Many of us were hoping that freddom of the press would be something Mohammad VI would embrace, especially in light of the fact that he had separated the Ministry of the Interior from the Ministry of Information and retired many of his father's loyal servants in the upper eschelons of the ministeries. But now, with the suit against Nichane over the jokes issue, questions are being raised. The official charge was "insulting Islam" since many of the jokes recounted in the issue were making fun of religion- these being jokes you can hear at school, among friends, told by colleagues,at home- in short, many are common knowledge. So why the thin skin? What is really beneath this? In a relatively moderate society, does this signal that al Malik is turning towards a stricter, public interpretation of Islam? Is this a harbinger of crackdowns on journalists and once again will we see young journalists going to jail for pieces they wrote for the opposition papers. And what about the bloggers? Will Morocco look to Egypt for its model, as Moroccan bloggers become emboldened by the medium?

Laila Lalami of Moorish Girl has a very articulate Op-ed over at the NYT that is very much on target.
But while the court cases against independent news magazines like Nichane, Le Journal Hebdomadaire and several others are within the bounds of Moroccan law, they appear to single out the independent press, to the exclusion of more partisan publications. These cases highlight a particularly troubling pattern, in which the regime represses the progressive voices it claims to champion.

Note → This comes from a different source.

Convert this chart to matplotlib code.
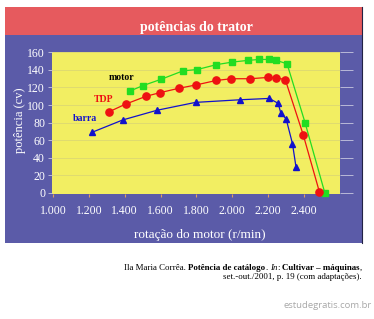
import matplotlib.pyplot as plt
from matplotlib.patches import Rectangle

# data
motor_x = [1430, 1500, 1605, 1725, 1805, 1910, 2000, 2090, 2150, 2205, 2245, 2305, 2405, 2515]
motor_y = [116, 122, 129.5, 139, 140.5, 146, 149, 151, 152, 152, 151, 147, 80, 0]
tdp_x = [1310, 1405, 1520, 1595, 1700, 1800, 1910, 1995, 2100, 2200, 2245, 2295, 2395, 2485]
tdp_y = [92, 101, 110, 114, 119, 123, 128, 130, 130, 131.5, 131, 129, 66, 1]
barra_x = [1220, 1390, 1580, 1795, 2045, 2205, 2255, 2270, 2300, 2335, 2355]
barra_y = [69, 83, 94, 103, 106, 107.5, 102, 91, 84, 56, 29]

x_ticks = [1000, 1200, 1400, 1600, 1800, 2000, 2200, 2400]
x_labels = ['1.000', '1.200', '1.400', '1.600', '1.800', '2.000', '2.200', '2.400']
y_ticks = [0, 20, 40, 60, 80, 100, 120, 140, 160]

W, H = 374, 319
serif = 'Liberation Serif'
panel_blue = '#5b5ba8'
band_red = '#e65a5e'
yellow = '#f2ee62'

fig = plt.figure(figsize=(W / 100, H / 100), dpi=100)
fig.patch.set_facecolor('white')


def fx(px):
    return px / W


def fy(py):
    return 1 - py / H


# blue panel and red title band
fig.patches.append(Rectangle((fx(5), fy(243)), fx(357), 236 / H,
                             transform=fig.transFigure, facecolor=panel_blue,
                             edgecolor='none', zorder=-2))
fig.patches.append(Rectangle((fx(5), fy(35)), fx(357), 28 / H,
                             transform=fig.transFigure, facecolor=band_red,
                             edgecolor='none', zorder=-1))
fig.lines.append(plt.Line2D([fx(362), fx(362)], [fy(243), fy(7)],
                            transform=fig.transFigure, color='#222244', lw=0.8))

fig.text(fx(196), fy(27), 'potências do trator', color='white', family=serif,
         fontsize=10, fontweight='bold', ha='center', va='center')

ax = fig.add_axes([fx(52), fy(193.5), fx(288), 141.5 / H])
ax.set_zorder(2)
ax.set_facecolor(yellow)
for s in ax.spines.values():
    s.set_visible(False)

for yv in y_ticks[1:]:
    ax.axhline(yv, color='#dcd872', lw=0.6, zorder=1)

ax.plot(motor_x, motor_y, color='#22dd22', lw=0.9, marker='s', ms=4,
        mec='#22dd22', zorder=3, clip_on=False)
ax.plot(tdp_x, tdp_y, color='#ee1111', lw=0.9, marker='o', ms=5.2,
        mec='#ee1111', zorder=3, clip_on=False)
ax.plot(barra_x, barra_y, color='#1111cc', lw=0.9, marker='^', ms=4.4,
        mec='#1111cc', zorder=3, clip_on=False)

ax.text(1383, 131, 'motor', color='black', family=serif, fontsize=7,
        fontweight='bold', ha='center', va='center')
ax.text(1283, 106, 'TDP', color='#ee1111', family=serif, fontsize=7,
        fontweight='bold', ha='center', va='center')
ax.text(1176, 85, 'barra', color='#1111cc', family=serif, fontsize=7,
        fontweight='bold', ha='center', va='center')

ax.set_xlim(995, 2600)
ax.set_ylim(-1, 160.5)
ax.set_xticks(x_ticks)
ax.set_xticklabels(x_labels)
ax.set_yticks(y_ticks)
ax.tick_params(axis='x', colors='#e0a060', length=2, width=0.8, pad=6,
               labelcolor='white', labelsize=8.5)
ax.tick_params(axis='y', colors='#c8c8e0', length=3, width=0.6, pad=2,
               labelcolor='white', labelsize=8.5, right=True)
for lab in ax.get_xticklabels() + ax.get_yticklabels():
    lab.set_family(serif)
# right side ticks longer
for t in ax.yaxis.get_major_ticks():
    t.tick2line.set_markersize(9)

fig.text(fx(20), fy(120), 'potência (cv)', color='white', family=serif,
         fontsize=9, rotation=90, ha='center', va='center')
fig.text(fx(200), fy(235), 'rotação do motor (r/min)', color='white',
         family=serif, fontsize=9.5, ha='center', va='center')

# caption with mixed styles, built left to right
renderer = fig.canvas.get_renderer()
pieces = [('Ila Maria Corrêa. ', 'normal', 'normal'),
          ('Potência de catálogo', 'bold', 'normal'),
          ('. ', 'normal', 'normal'),
          ('In', 'normal', 'italic'),
          (': ', 'normal', 'normal'),
          ('Cultivar – máquinas', 'bold', 'normal'),
          (',', 'normal', 'normal')]
texts = []
x = 0
for s, w, st in pieces:
    t = fig.text(x, fy(268), s, family=serif, fontsize=6.4, fontweight=w,
                 fontstyle=st, ha='left', va='center', color='black')
    texts.append(t)
    bb = t.get_window_extent(renderer)
    x = bb.x1 / W
total = x
shift = fx(362) - total
for t in texts:
    px, py = t.get_position()
    t.set_position((px + shift, py))

fig.text(fx(362), fy(277), 'set.-out./2001, p. 19 (com adaptações).',
         family=serif, fontsize=6.4, ha='right', va='center', color='black')

fig.text(fx(372), fy(305), 'estudegratis.com.br', family='Open Sans',
         fontsize=6.8, ha='right', va='center', color='#a8a8a8')

fig.savefig('out.png', dpi=100, facecolor='white')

Meanwhile, newspapers like Attajdid, the mouthpiece for an Islamic party, go unmolested, probably because they are careful to confine their criticism to social issues and generally avoid two of the three infamous “red lines” — the king and Western Sahara — that limit press freedom in Morocco. When it comes to the third taboo, Islam, such publications often set the tone for public debate, as they did during the Danish cartoons controversy.

The government then tries to prove that it, too, can defend Islamic values; hence the case against Nichane for printing jokes deemed offensive to the religion. It is a high-stakes game between the religious right and the government, and it is unclear which will come out the winner.

In a sign of the times, Nichane has retreated. The magazine has already announced that it will not appeal the court’s decision, and it is likely that it will respect the “red lines” from now on. In contrast, Aboubakr Jamaï, Le Journal Hebdomadaire’s besieged editor, resigned from his post in order to save his magazine. Since any salary he makes in Morocco can legally be seized to pay his colossal fine, he argued, he has to leave the country and work elsewhere. Morocco cannot afford to lose his voice.